**SET EXERCISE:** Write out the records that appear below, verbatim and complete, but without pictures.

**SUPPLIED RECORDS:**
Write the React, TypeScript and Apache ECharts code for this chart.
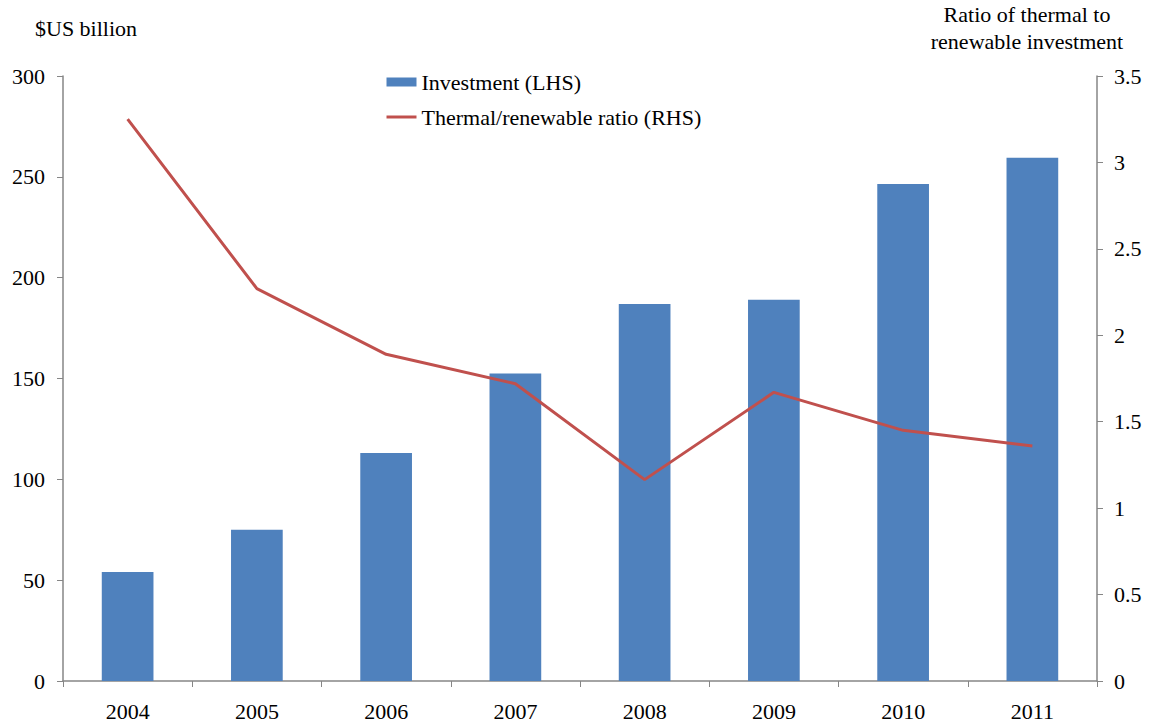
import React, { useEffect, useRef } from "react";
import * as echarts from "echarts";

const years = ["2004", "2005", "2006", "2007", "2008", "2009", "2010", "2011"];
const investment = [54, 75, 113, 152.5, 187, 189, 246.5, 259.5];
const ratio = [3.25, 2.27, 1.89, 1.72, 1.165, 1.67, 1.45, 1.36];
const leftTitle = "$US billion";
const rightTitle = ["Ratio of thermal to", "renewable investment"];

const FONT = "Liberation Serif";
const FS = 22;
const AXIS_COLOR = "#868686";
const BAR_COLOR = "#4F81BD";
const LINE_COLOR = "#C0504D";

export default function App() {
  const ref = useRef<HTMLDivElement>(null);
  useEffect(() => {
    if (!ref.current) return;
    const chart = echarts.init(ref.current, undefined, { renderer: "svg" });
    chart.setOption({
      animation: false,
      backgroundColor: "#ffffff",
      textStyle: { fontFamily: FONT },
      grid: { left: 63, right: 53, top: 76, bottom: 44, containLabel: false },
      legend: {
        orient: "vertical",
        left: 385,
        top: 71,
        padding: 0,
        itemWidth: 30,
        itemHeight: 9,
        itemGap: 13,
        textStyle: { fontFamily: FONT, fontSize: FS, color: "#000" },
        data: [
          { name: "Investment (LHS)", icon: "rect" },
          {
            name: "Thermal/renewable ratio (RHS)",
            icon: "line",
            itemStyle: { color: LINE_COLOR, borderColor: LINE_COLOR, borderWidth: 3 },
          },
        ],
      },
      graphic: [
        {
          type: "text",
          left: 35,
          top: 17,
          style: { text: leftTitle, fontFamily: FONT, fontSize: FS, fill: "#000" },
        },
        {
          type: "text",
          x: 1027,
          y: 1,
          style: {
            text: rightTitle.join("\n"),
            fontFamily: FONT,
            fontSize: FS,
            fill: "#000",
            align: "center",
            lineHeight: 27,
          },
        },
      ],
      xAxis: {
        type: "category",
        data: years,
        axisLine: { lineStyle: { color: AXIS_COLOR, width: 1.5 } },
        axisTick: { show: true, length: 6, lineStyle: { color: AXIS_COLOR } },
        axisLabel: { color: "#000", fontSize: FS, fontFamily: FONT, margin: 19 },
      },
      yAxis: [
        {
          type: "value",
          min: 0,
          max: 300,
          interval: 50,
          position: "left",
          axisLine: { show: true, lineStyle: { color: AXIS_COLOR, width: 1.5 } },
          axisTick: { show: true, length: 6, lineStyle: { color: AXIS_COLOR } },
          splitLine: { show: false },
          axisLabel: { color: "#000", fontSize: FS, fontFamily: FONT, margin: 18 },
        },
        {
          type: "value",
          min: 0,
          max: 3.5,
          interval: 0.5,
          position: "right",
          axisLine: { show: true, lineStyle: { color: AXIS_COLOR, width: 1.5 } },
          axisTick: { show: true, length: 6, lineStyle: { color: AXIS_COLOR } },
          splitLine: { show: false },
          axisLabel: { color: "#000", fontSize: FS, fontFamily: FONT, margin: 17 },
        },
      ],
      series: [
        {
          name: "Investment (LHS)",
          type: "bar",
          data: investment,
          yAxisIndex: 0,
          barWidth: "40%",
          itemStyle: { color: BAR_COLOR },
        },
        {
          name: "Thermal/renewable ratio (RHS)",
          type: "line",
          data: ratio,
          yAxisIndex: 1,
          symbol: "none",
          lineStyle: { color: LINE_COLOR, width: 3 },
          itemStyle: { color: LINE_COLOR },
        },
      ],
    });
    return () => chart.dispose();
  }, []);
  return (
    <div
      ref={ref}
      style={{ position: "absolute", left: 0, top: 0, width: 1150, height: 725 }}
    />
  );
}
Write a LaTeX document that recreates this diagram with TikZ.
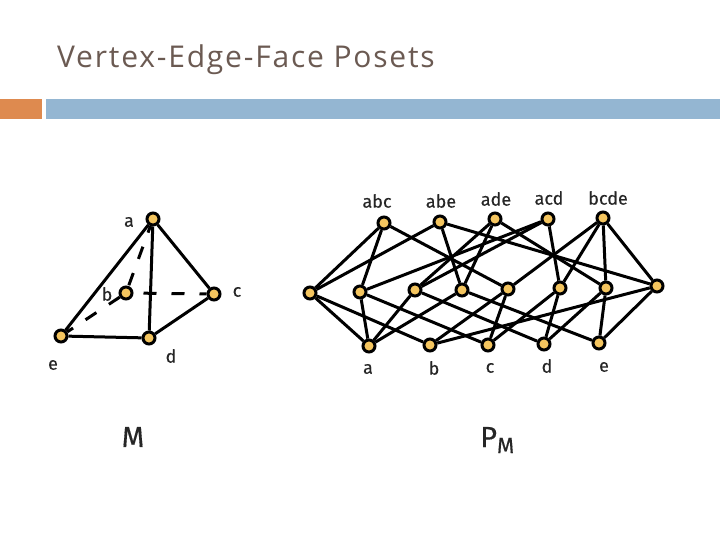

**ANSWER TO THIS EXERCISE:**
Write the React, TypeScript and Apache ECharts code for this chart.
import React, { useEffect, useRef } from "react";
import * as echarts from "echarts";

const years = ["2004", "2005", "2006", "2007", "2008", "2009", "2010", "2011"];
const investment = [54, 75, 113, 152.5, 187, 189, 246.5, 259.5];
const ratio = [3.25, 2.27, 1.89, 1.72, 1.165, 1.67, 1.45, 1.36];
const leftTitle = "$US billion";
const rightTitle = ["Ratio of thermal to", "renewable investment"];

const FONT = "Liberation Serif";
const FS = 22;
const AXIS_COLOR = "#868686";
const BAR_COLOR = "#4F81BD";
const LINE_COLOR = "#C0504D";

export default function App() {
  const ref = useRef<HTMLDivElement>(null);
  useEffect(() => {
    if (!ref.current) return;
    const chart = echarts.init(ref.current, undefined, { renderer: "svg" });
    chart.setOption({
      animation: false,
      backgroundColor: "#ffffff",
      textStyle: { fontFamily: FONT },
      grid: { left: 63, right: 53, top: 76, bottom: 44, containLabel: false },
      legend: {
        orient: "vertical",
        left: 385,
        top: 71,
        padding: 0,
        itemWidth: 30,
        itemHeight: 9,
        itemGap: 13,
        textStyle: { fontFamily: FONT, fontSize: FS, color: "#000" },
        data: [
          { name: "Investment (LHS)", icon: "rect" },
          {
            name: "Thermal/renewable ratio (RHS)",
            icon: "line",
            itemStyle: { color: LINE_COLOR, borderColor: LINE_COLOR, borderWidth: 3 },
          },
        ],
      },
      graphic: [
        {
          type: "text",
          left: 35,
          top: 17,
          style: { text: leftTitle, fontFamily: FONT, fontSize: FS, fill: "#000" },
        },
        {
          type: "text",
          x: 1027,
          y: 1,
          style: {
            text: rightTitle.join("\n"),
            fontFamily: FONT,
            fontSize: FS,
            fill: "#000",
            align: "center",
            lineHeight: 27,
          },
        },
      ],
      xAxis: {
        type: "category",
        data: years,
        axisLine: { lineStyle: { color: AXIS_COLOR, width: 1.5 } },
        axisTick: { show: true, length: 6, lineStyle: { color: AXIS_COLOR } },
        axisLabel: { color: "#000", fontSize: FS, fontFamily: FONT, margin: 19 },
      },
      yAxis: [
        {
          type: "value",
          min: 0,
          max: 300,
          interval: 50,
          position: "left",
          axisLine: { show: true, lineStyle: { color: AXIS_COLOR, width: 1.5 } },
          axisTick: { show: true, length: 6, lineStyle: { color: AXIS_COLOR } },
          splitLine: { show: false },
          axisLabel: { color: "#000", fontSize: FS, fontFamily: FONT, margin: 18 },
        },
        {
          type: "value",
          min: 0,
          max: 3.5,
          interval: 0.5,
          position: "right",
          axisLine: { show: true, lineStyle: { color: AXIS_COLOR, width: 1.5 } },
          axisTick: { show: true, length: 6, lineStyle: { color: AXIS_COLOR } },
          splitLine: { show: false },
          axisLabel: { color: "#000", fontSize: FS, fontFamily: FONT, margin: 17 },
        },
      ],
      series: [
        {
          name: "Investment (LHS)",
          type: "bar",
          data: investment,
          yAxisIndex: 0,
          barWidth: "40%",
          itemStyle: { color: BAR_COLOR },
        },
        {
          name: "Thermal/renewable ratio (RHS)",
          type: "line",
          data: ratio,
          yAxisIndex: 1,
          symbol: "none",
          lineStyle: { color: LINE_COLOR, width: 3 },
          itemStyle: { color: LINE_COLOR },
        },
      ],
    });
    return () => chart.dispose();
  }, []);
  return (
    <div
      ref={ref}
      style={{ position: "absolute", left: 0, top: 0, width: 1150, height: 725 }}
    />
  );
}
Write a LaTeX document that recreates this diagram with TikZ.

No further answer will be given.